* [What needs to be done]: In the records below, find the line containing "Write the Bokeh code for this chart." and the line containing "iso_y1 = [82, 116, 143, 173, 199, 228, 245]". Give again exactly those lines and every line between them, omitting the pictures.

* [Data supplied]:
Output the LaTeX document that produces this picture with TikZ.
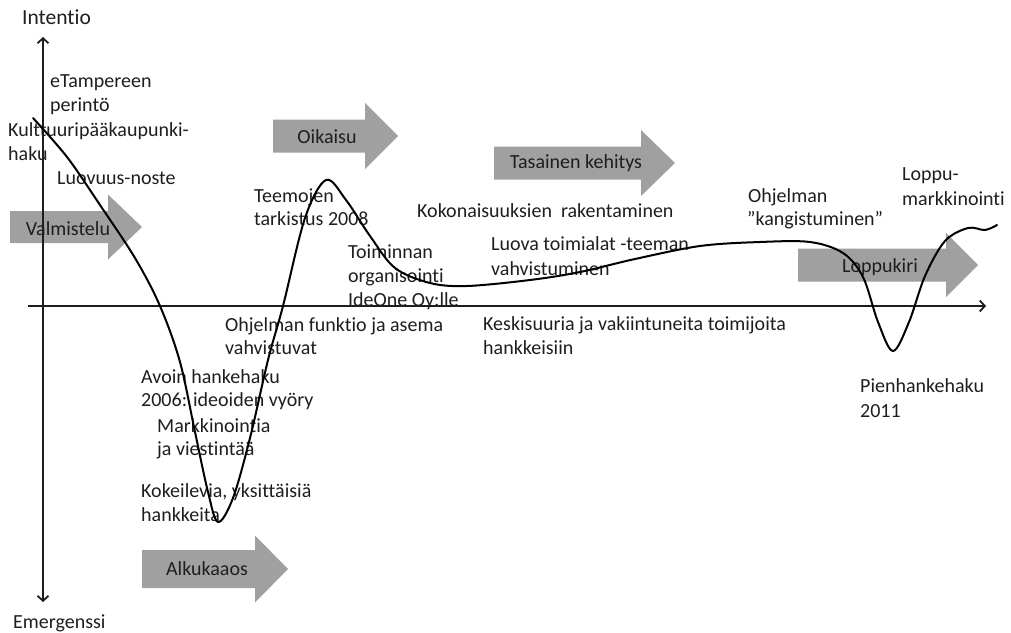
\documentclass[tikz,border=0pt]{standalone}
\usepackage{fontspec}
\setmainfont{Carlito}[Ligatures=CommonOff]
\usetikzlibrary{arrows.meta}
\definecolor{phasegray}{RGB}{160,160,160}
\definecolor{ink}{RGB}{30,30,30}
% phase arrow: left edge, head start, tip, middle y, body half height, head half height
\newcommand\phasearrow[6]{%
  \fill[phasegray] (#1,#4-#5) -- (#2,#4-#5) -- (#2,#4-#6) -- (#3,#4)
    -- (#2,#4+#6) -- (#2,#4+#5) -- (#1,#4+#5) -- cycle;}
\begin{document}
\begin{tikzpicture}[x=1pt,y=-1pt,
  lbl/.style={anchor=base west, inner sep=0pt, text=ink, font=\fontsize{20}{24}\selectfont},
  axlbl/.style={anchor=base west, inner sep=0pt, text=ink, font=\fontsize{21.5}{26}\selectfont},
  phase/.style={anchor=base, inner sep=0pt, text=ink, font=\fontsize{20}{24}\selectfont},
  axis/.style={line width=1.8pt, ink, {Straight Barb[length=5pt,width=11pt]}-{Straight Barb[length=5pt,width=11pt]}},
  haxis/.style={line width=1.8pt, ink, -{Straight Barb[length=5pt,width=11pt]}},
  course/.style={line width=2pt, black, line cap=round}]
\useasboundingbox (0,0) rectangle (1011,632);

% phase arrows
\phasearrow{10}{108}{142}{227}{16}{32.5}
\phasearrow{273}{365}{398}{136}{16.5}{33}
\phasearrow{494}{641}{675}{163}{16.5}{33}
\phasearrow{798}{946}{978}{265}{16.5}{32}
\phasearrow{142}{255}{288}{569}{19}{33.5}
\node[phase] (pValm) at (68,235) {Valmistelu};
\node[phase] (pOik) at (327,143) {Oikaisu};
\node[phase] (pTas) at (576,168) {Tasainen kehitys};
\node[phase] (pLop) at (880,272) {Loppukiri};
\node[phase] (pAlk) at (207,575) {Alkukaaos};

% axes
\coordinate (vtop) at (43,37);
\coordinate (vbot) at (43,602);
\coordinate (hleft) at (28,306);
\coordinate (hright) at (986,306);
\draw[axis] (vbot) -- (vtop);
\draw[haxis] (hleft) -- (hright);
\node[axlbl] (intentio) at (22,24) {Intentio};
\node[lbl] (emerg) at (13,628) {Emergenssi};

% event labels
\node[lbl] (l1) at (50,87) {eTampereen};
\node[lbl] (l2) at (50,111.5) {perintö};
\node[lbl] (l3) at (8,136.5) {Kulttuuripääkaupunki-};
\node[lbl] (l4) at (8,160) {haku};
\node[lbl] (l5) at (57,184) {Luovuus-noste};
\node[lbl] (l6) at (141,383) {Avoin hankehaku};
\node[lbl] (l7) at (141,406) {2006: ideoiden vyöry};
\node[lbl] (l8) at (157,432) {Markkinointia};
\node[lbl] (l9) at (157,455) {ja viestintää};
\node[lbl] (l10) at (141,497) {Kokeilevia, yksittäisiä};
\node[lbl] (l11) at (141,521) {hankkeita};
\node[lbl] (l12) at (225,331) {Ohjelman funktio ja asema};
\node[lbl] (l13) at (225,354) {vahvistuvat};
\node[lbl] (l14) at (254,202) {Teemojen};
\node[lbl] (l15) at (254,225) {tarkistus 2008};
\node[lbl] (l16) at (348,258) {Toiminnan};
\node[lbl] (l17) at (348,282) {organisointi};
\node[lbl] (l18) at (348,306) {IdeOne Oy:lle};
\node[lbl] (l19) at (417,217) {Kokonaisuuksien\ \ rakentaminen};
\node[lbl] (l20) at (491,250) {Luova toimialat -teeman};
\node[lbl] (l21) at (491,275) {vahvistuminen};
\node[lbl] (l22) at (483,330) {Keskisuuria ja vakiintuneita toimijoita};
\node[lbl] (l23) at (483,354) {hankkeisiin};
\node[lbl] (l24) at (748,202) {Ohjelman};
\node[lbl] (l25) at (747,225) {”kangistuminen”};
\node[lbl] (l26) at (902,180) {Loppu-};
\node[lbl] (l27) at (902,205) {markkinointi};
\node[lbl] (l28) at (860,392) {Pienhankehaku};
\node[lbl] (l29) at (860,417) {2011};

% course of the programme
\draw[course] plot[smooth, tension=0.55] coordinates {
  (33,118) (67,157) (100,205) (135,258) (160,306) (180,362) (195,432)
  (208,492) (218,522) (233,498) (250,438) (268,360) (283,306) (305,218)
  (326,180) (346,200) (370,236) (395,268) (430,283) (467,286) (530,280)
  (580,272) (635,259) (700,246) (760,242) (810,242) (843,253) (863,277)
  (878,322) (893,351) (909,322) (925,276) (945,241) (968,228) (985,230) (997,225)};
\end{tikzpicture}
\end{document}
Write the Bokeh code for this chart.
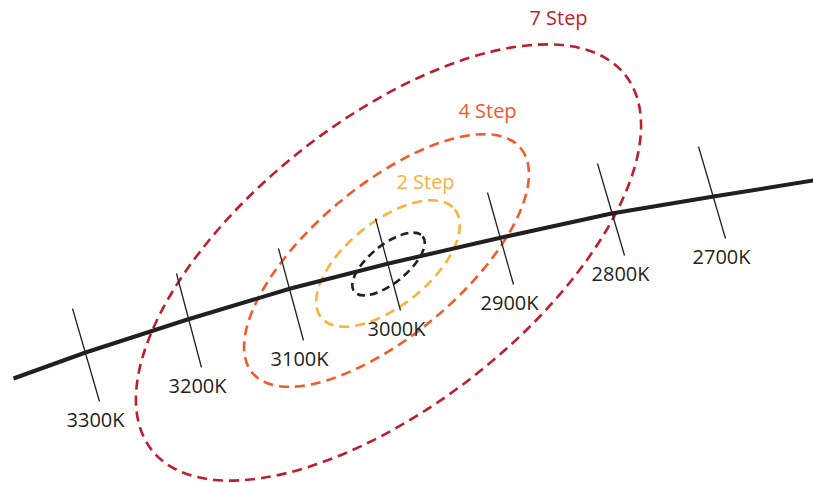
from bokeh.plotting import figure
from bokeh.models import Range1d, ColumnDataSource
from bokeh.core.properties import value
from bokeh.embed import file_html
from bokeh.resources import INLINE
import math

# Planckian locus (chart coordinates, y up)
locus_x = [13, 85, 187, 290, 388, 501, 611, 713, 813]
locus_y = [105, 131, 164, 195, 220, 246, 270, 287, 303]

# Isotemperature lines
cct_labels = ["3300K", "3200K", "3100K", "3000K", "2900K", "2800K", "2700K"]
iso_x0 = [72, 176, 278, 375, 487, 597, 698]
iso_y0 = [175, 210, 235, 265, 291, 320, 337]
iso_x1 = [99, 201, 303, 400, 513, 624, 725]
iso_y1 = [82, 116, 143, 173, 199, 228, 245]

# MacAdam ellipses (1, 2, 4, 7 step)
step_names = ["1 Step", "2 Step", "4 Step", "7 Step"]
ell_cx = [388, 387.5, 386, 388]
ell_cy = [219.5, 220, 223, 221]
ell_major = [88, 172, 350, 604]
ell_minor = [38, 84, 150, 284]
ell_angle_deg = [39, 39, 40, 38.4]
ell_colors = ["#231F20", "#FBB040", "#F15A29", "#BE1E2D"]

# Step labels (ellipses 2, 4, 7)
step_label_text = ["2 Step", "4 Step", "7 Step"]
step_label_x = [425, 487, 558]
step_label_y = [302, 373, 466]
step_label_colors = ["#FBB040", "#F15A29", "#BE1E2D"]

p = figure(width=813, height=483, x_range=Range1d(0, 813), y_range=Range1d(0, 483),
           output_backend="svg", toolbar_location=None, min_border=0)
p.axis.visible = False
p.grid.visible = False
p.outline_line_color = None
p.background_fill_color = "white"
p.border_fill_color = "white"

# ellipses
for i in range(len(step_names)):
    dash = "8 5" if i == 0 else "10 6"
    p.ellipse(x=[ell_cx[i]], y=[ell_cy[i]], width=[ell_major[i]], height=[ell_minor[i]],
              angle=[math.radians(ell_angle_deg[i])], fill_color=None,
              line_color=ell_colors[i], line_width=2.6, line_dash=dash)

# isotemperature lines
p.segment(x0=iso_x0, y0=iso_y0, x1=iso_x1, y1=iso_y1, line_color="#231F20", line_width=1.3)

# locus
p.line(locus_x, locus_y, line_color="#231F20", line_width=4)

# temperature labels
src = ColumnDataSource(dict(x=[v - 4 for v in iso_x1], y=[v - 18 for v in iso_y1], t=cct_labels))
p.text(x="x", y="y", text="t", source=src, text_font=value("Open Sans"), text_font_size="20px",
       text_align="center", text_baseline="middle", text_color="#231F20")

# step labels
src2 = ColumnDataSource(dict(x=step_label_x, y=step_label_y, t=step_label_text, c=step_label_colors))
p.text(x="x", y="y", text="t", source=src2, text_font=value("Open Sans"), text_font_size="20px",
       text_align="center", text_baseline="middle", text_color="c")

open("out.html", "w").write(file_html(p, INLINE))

* [Task answer]:
Write the Bokeh code for this chart.
from bokeh.plotting import figure
from bokeh.models import Range1d, ColumnDataSource
from bokeh.core.properties import value
from bokeh.embed import file_html
from bokeh.resources import INLINE
import math

# Planckian locus (chart coordinates, y up)
locus_x = [13, 85, 187, 290, 388, 501, 611, 713, 813]
locus_y = [105, 131, 164, 195, 220, 246, 270, 287, 303]

# Isotemperature lines
cct_labels = ["3300K", "3200K", "3100K", "3000K", "2900K", "2800K", "2700K"]
iso_x0 = [72, 176, 278, 375, 487, 597, 698]
iso_y0 = [175, 210, 235, 265, 291, 320, 337]
iso_x1 = [99, 201, 303, 400, 513, 624, 725]
iso_y1 = [82, 116, 143, 173, 199, 228, 245]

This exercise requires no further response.